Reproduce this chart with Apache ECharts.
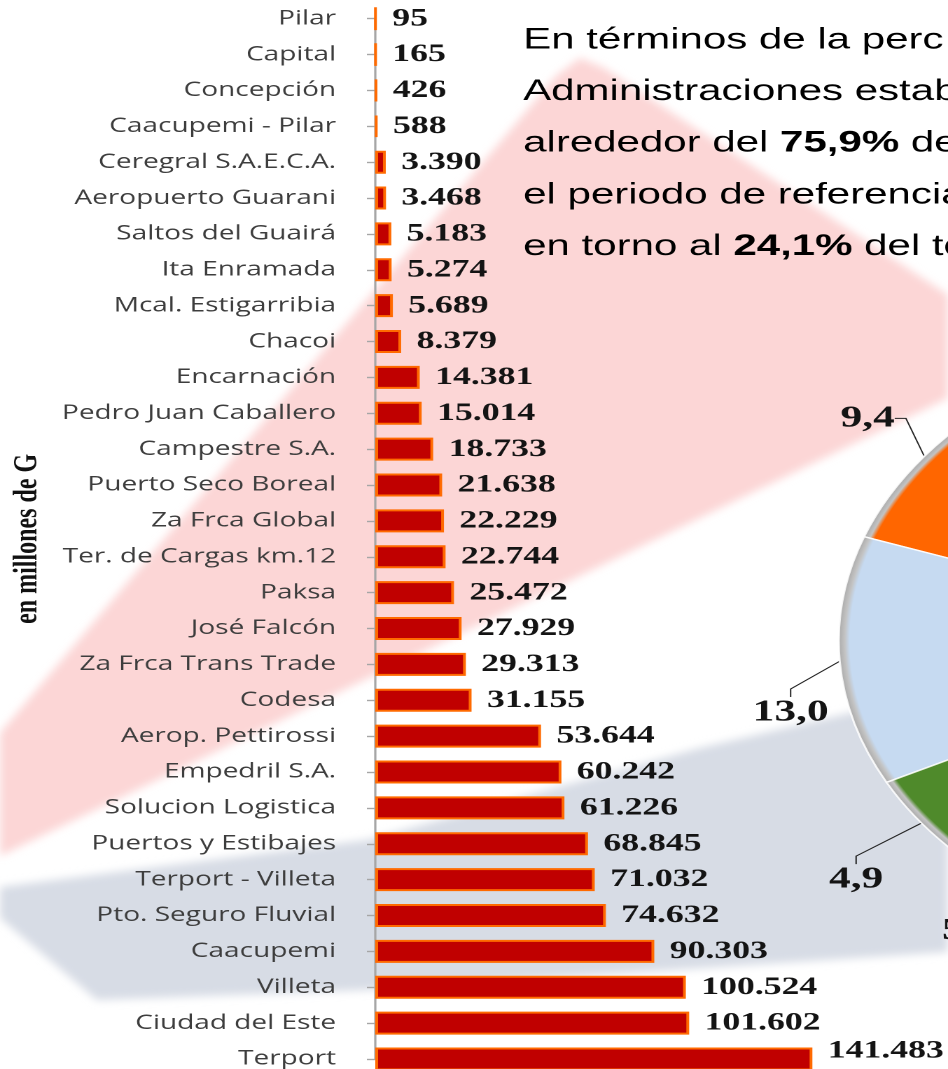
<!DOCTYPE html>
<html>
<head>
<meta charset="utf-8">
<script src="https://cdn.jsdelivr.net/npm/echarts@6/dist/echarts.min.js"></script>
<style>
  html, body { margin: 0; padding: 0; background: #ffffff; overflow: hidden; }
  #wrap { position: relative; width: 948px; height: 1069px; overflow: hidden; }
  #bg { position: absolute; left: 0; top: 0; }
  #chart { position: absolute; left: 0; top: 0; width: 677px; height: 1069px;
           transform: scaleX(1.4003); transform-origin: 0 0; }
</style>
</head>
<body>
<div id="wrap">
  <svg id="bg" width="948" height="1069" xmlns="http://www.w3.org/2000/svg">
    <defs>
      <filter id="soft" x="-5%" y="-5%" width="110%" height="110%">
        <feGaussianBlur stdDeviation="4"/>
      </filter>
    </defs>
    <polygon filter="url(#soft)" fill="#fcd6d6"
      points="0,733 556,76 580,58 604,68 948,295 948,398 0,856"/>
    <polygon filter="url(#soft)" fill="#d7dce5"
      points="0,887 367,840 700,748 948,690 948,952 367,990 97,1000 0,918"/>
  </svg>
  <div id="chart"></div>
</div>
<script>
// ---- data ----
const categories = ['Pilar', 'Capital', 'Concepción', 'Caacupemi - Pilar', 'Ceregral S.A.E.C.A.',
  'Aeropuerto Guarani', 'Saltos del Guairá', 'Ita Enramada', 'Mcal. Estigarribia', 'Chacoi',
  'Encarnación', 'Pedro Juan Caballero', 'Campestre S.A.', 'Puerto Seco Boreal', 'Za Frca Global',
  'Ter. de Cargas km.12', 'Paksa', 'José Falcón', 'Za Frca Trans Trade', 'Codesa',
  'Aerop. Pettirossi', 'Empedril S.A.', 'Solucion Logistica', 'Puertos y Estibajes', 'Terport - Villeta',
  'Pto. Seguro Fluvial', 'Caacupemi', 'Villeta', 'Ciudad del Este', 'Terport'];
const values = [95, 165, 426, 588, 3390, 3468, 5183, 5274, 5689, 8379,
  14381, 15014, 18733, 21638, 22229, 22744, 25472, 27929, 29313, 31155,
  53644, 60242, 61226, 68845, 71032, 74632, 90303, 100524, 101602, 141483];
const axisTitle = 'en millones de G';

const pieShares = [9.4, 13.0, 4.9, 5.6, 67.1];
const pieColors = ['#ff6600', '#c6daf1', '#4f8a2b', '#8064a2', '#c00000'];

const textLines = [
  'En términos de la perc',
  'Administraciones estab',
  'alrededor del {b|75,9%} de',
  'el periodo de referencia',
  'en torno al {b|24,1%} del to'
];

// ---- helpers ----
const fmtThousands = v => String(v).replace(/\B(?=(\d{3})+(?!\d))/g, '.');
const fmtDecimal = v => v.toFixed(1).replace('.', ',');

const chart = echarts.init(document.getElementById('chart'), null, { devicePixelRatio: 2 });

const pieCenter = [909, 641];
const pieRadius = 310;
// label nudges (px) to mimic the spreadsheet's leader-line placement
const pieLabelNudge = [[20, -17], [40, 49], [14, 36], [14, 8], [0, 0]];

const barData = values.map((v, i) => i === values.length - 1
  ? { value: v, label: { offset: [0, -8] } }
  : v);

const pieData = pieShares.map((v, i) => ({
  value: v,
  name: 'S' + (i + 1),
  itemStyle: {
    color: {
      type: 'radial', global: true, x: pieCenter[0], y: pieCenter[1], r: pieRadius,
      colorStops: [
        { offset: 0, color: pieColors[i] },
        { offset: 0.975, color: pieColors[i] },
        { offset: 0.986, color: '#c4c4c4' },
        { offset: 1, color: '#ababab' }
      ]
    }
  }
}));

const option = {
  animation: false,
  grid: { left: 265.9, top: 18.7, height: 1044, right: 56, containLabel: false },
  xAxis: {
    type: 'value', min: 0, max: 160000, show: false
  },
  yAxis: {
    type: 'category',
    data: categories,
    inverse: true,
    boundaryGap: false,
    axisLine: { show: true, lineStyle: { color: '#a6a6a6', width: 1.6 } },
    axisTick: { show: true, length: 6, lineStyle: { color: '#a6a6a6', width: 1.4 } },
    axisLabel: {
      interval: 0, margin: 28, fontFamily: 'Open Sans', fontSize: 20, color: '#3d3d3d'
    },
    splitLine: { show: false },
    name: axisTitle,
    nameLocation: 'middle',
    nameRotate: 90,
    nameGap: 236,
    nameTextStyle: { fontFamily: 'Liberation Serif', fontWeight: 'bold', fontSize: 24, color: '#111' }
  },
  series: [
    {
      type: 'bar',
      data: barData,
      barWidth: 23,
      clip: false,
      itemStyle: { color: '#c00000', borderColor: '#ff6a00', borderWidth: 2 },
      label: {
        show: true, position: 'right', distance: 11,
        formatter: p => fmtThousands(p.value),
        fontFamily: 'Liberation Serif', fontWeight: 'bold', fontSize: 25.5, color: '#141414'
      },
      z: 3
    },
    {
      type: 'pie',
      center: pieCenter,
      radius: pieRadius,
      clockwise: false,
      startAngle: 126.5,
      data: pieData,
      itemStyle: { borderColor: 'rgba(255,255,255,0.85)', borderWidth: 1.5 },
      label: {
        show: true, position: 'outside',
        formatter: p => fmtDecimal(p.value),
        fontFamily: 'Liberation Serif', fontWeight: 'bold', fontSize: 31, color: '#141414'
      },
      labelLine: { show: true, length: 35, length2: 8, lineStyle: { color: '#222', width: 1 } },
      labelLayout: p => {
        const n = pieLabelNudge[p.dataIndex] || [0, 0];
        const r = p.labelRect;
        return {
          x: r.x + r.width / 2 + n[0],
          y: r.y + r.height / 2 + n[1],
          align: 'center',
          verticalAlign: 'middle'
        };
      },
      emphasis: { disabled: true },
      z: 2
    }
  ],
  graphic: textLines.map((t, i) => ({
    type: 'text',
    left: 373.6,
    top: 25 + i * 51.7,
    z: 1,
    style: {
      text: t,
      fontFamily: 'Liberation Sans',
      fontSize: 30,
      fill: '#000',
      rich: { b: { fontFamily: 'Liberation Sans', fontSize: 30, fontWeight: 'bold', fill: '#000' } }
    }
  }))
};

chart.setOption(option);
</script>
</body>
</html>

▬▬▬▬▬▬▬▬▬▬

Exercise brief => Exclude the images and reproduce the remaining data exactly.

Output below =>
Reproduce this chart with Apache ECharts.
<!DOCTYPE html>
<html>
<head>
<meta charset="utf-8">
<script src="https://cdn.jsdelivr.net/npm/echarts@6/dist/echarts.min.js"></script>
<style>
  html, body { margin: 0; padding: 0; background: #ffffff; overflow: hidden; }
  #wrap { position: relative; width: 948px; height: 1069px; overflow: hidden; }
  #bg { position: absolute; left: 0; top: 0; }
  #chart { position: absolute; left: 0; top: 0; width: 677px; height: 1069px;
           transform: scaleX(1.4003); transform-origin: 0 0; }
</style>
</head>
<body>
<div id="wrap">
  <svg id="bg" width="948" height="1069" xmlns="http://www.w3.org/2000/svg">
    <defs>
      <filter id="soft" x="-5%" y="-5%" width="110%" height="110%">
        <feGaussianBlur stdDeviation="4"/>
      </filter>
    </defs>
    <polygon filter="url(#soft)" fill="#fcd6d6"
      points="0,733 556,76 580,58 604,68 948,295 948,398 0,856"/>
    <polygon filter="url(#soft)" fill="#d7dce5"
      points="0,887 367,840 700,748 948,690 948,952 367,990 97,1000 0,918"/>
  </svg>
  <div id="chart"></div>
</div>
<script>
// ---- data ----
const categories = ['Pilar', 'Capital', 'Concepción', 'Caacupemi - Pilar', 'Ceregral S.A.E.C.A.',
  'Aeropuerto Guarani', 'Saltos del Guairá', 'Ita Enramada', 'Mcal. Estigarribia', 'Chacoi',
  'Encarnación', 'Pedro Juan Caballero', 'Campestre S.A.', 'Puerto Seco Boreal', 'Za Frca Global',
  'Ter. de Cargas km.12', 'Paksa', 'José Falcón', 'Za Frca Trans Trade', 'Codesa',
  'Aerop. Pettirossi', 'Empedril S.A.', 'Solucion Logistica', 'Puertos y Estibajes', 'Terport - Villeta',
  'Pto. Seguro Fluvial', 'Caacupemi', 'Villeta', 'Ciudad del Este', 'Terport'];
const values = [95, 165, 426, 588, 3390, 3468, 5183, 5274, 5689, 8379,
  14381, 15014, 18733, 21638, 22229, 22744, 25472, 27929, 29313, 31155,
  53644, 60242, 61226, 68845, 71032, 74632, 90303, 100524, 101602, 141483];
const axisTitle = 'en millones de G';

const pieShares = [9.4, 13.0, 4.9, 5.6, 67.1];
const pieColors = ['#ff6600', '#c6daf1', '#4f8a2b', '#8064a2', '#c00000'];

const textLines = [
  'En términos de la perc',
  'Administraciones estab',
  'alrededor del {b|75,9%} de',
  'el periodo de referencia',
  'en torno al {b|24,1%} del to'
];

// ---- helpers ----
const fmtThousands = v => String(v).replace(/\B(?=(\d{3})+(?!\d))/g, '.');
const fmtDecimal = v => v.toFixed(1).replace('.', ',');

const chart = echarts.init(document.getElementById('chart'), null, { devicePixelRatio: 2 });

const pieCenter = [909, 641];
const pieRadius = 310;
// label nudges (px) to mimic the spreadsheet's leader-line placement
const pieLabelNudge = [[20, -17], [40, 49], [14, 36], [14, 8], [0, 0]];

const barData = values.map((v, i) => i === values.length - 1
  ? { value: v, label: { offset: [0, -8] } }
  : v);

const pieData = pieShares.map((v, i) => ({
  value: v,
  name: 'S' + (i + 1),
  itemStyle: {
    color: {
      type: 'radial', global: true, x: pieCenter[0], y: pieCenter[1], r: pieRadius,
      colorStops: [
        { offset: 0, color: pieColors[i] },
        { offset: 0.975, color: pieColors[i] },
        { offset: 0.986, color: '#c4c4c4' },
        { offset: 1, color: '#ababab' }
      ]
    }
  }
}));

const option = {
  animation: false,
  grid: { left: 265.9, top: 18.7, height: 1044, right: 56, containLabel: false },
  xAxis: {
    type: 'value', min: 0, max: 160000, show: false
  },
  yAxis: {
    type: 'category',
    data: categories,
    inverse: true,
    boundaryGap: false,
    axisLine: { show: true, lineStyle: { color: '#a6a6a6', width: 1.6 } },
    axisTick: { show: true, length: 6, lineStyle: { color: '#a6a6a6', width: 1.4 } },
    axisLabel: {
      interval: 0, margin: 28, fontFamily: 'Open Sans', fontSize: 20, color: '#3d3d3d'
    },
    splitLine: { show: false },
    name: axisTitle,
    nameLocation: 'middle',
    nameRotate: 90,
    nameGap: 236,
    nameTextStyle: { fontFamily: 'Liberation Serif', fontWeight: 'bold', fontSize: 24, color: '#111' }
  },
  series: [
    {
      type: 'bar',
      data: barData,
      barWidth: 23,
      clip: false,
      itemStyle: { color: '#c00000', borderColor: '#ff6a00', borderWidth: 2 },
      label: {
        show: true, position: 'right', distance: 11,
        formatter: p => fmtThousands(p.value),
        fontFamily: 'Liberation Serif', fontWeight: 'bold', fontSize: 25.5, color: '#141414'
      },
      z: 3
    },
    {
      type: 'pie',
      center: pieCenter,
      radius: pieRadius,
      clockwise: false,
      startAngle: 126.5,
      data: pieData,
      itemStyle: { borderColor: 'rgba(255,255,255,0.85)', borderWidth: 1.5 },
      label: {
        show: true, position: 'outside',
        formatter: p => fmtDecimal(p.value),
        fontFamily: 'Liberation Serif', fontWeight: 'bold', fontSize: 31, color: '#141414'
      },
      labelLine: { show: true, length: 35, length2: 8, lineStyle: { color: '#222', width: 1 } },
      labelLayout: p => {
        const n = pieLabelNudge[p.dataIndex] || [0, 0];
        const r = p.labelRect;
        return {
          x: r.x + r.width / 2 + n[0],
          y: r.y + r.height / 2 + n[1],
          align: 'center',
          verticalAlign: 'middle'
        };
      },
      emphasis: { disabled: true },
      z: 2
    }
  ],
  graphic: textLines.map((t, i) => ({
    type: 'text',
    left: 373.6,
    top: 25 + i * 51.7,
    z: 1,
    style: {
      text: t,
      fontFamily: 'Liberation Sans',
      fontSize: 30,
      fill: '#000',
      rich: { b: { fontFamily: 'Liberation Sans', fontSize: 30, fontWeight: 'bold', fill: '#000' } }
    }
  }))
};

chart.setOption(option);
</script>
</body>
</html>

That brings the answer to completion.